Personally, I think there's still more (potentially much more) downside in the short-term, but it's hard to catch a falling knife. As an investment vehicle, it's highly speculative and there's still a many existential threats that could cause Bitcoin value could completely collapse (something is fundamentally broken with the protocol that can't be rolled back/forked/or patched, instability/attacks on the mining network that make mining untenable, aggressive governmental illegalization/prosecution of crypto-currencies).
However, I'm pretty bullish about Bitcoin mid-term, and here's why:
* The blockchain is pretty revolutionary technology that allows transactions between untrusted decentralized parties. There's almost no end of interesting decentralized architecture/applications that can be built on it. Blockchains are secured by computation - the Bitcoin network is by far (magnitudes) the most secure network and security (mining difficulty/hashrate) continues to grow[1]. While there are some interesting altcoins being developed (Ethereum is probably the most promising), it seems like Bitcoin will be the best blockchain to use if you have something you want to build anytime soon. There's a lot of interesting developments (side chains, tree chains, etc that will let devs use the network more easily)
* Even comparing to a year ago, the amount of infrastructure: exchanges, wallets, storage, payment processors, ATMs, being built has been staggering.
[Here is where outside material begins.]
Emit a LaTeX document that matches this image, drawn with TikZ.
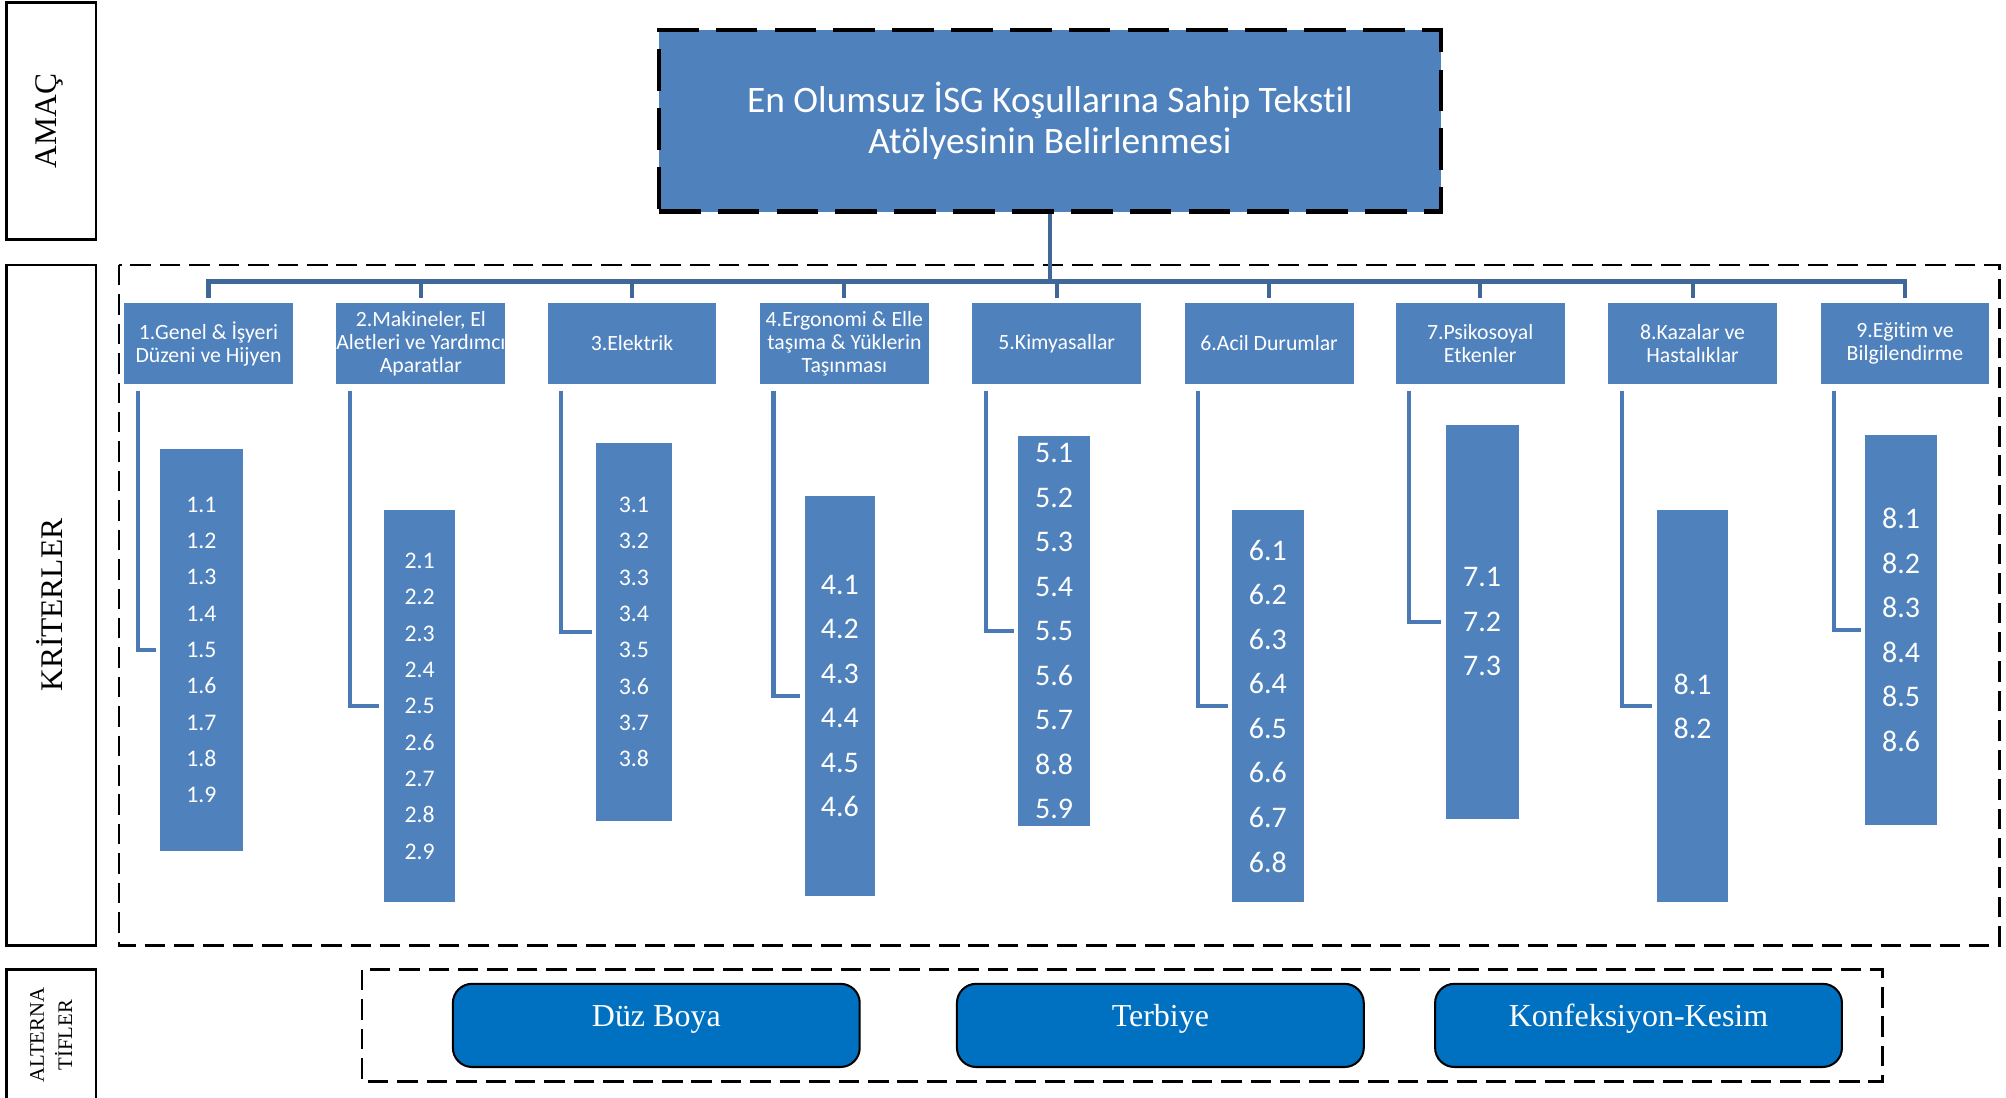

I think w/ the way Coinbase, BitPay, and Circle are working we're just getting to a point where a regular consumer might even consider using the Bitcoin (think the net in '94/'95). There's still a lot of basic infrastructural improvements that need to happen.
* Along with that, I think that cdixon's post on "native Bitcoin apps"[2] is right on. International microfinance (as an extension/evolution of international remittance) and decentralized marketplaces can be do things that have traditionally been too hard/expensive to be worthwhile (again, the parallels to the story of the Internet). These are billion dollar opportunities.
* To some degree, this shuffle of weak hands/speculators/early adopters cashing out is probably a better thing in the long term. You're seeing some big players doing some major market manipulation (this drop was primarily driven by a 30K BTC sell wall) - still, overall volatility continues to decline[3] and Bitcoin's suitability as a transactional instrument is improving. Personally, I consider the early-adopter/"dark matter" coins as one of the most problematic aspects (and existential threats) to Bitcoin. Last year, Risto Pietilä ran some analysis on the leaked Gox data and extrapolated estimates that basically 1-10K people own 50% of all Bitcoins. The day that Satoshi's coins start moving and the sky doesn't fall I'll feel better, but there are enough of these dark matter coins that Bitcoin may never get out from under the threat of extreme manipulation. Once crypto-currency infrastructure gets hammered out, I think there will probably be a mass migration to something that doesn't end up making a handful of crazy people trillionaires, but maybe people won't care (or prices become irrelevant as BTC is used primarily as a payment rail/tx processor; the floor will be based on money velocity and mining cost). I continue to be surprised as I've started following Bitcoin more closely.
So, you probably don't want to put your life savings in, but it's probably worth investing some time at least to pay attention to what's popping out of the crypto-currency world.
Not sarcasm, totally serious.
I've owned a small amount of bitcoin for a while and have followed the market from a far. This observation is highly anecdotal, but I just haven't seen many signs of serious traction over the last six or nine months (i.e. post a ton of the initial retailers partnering to accept bitcoin, Coinbase raising their monster round, etc.)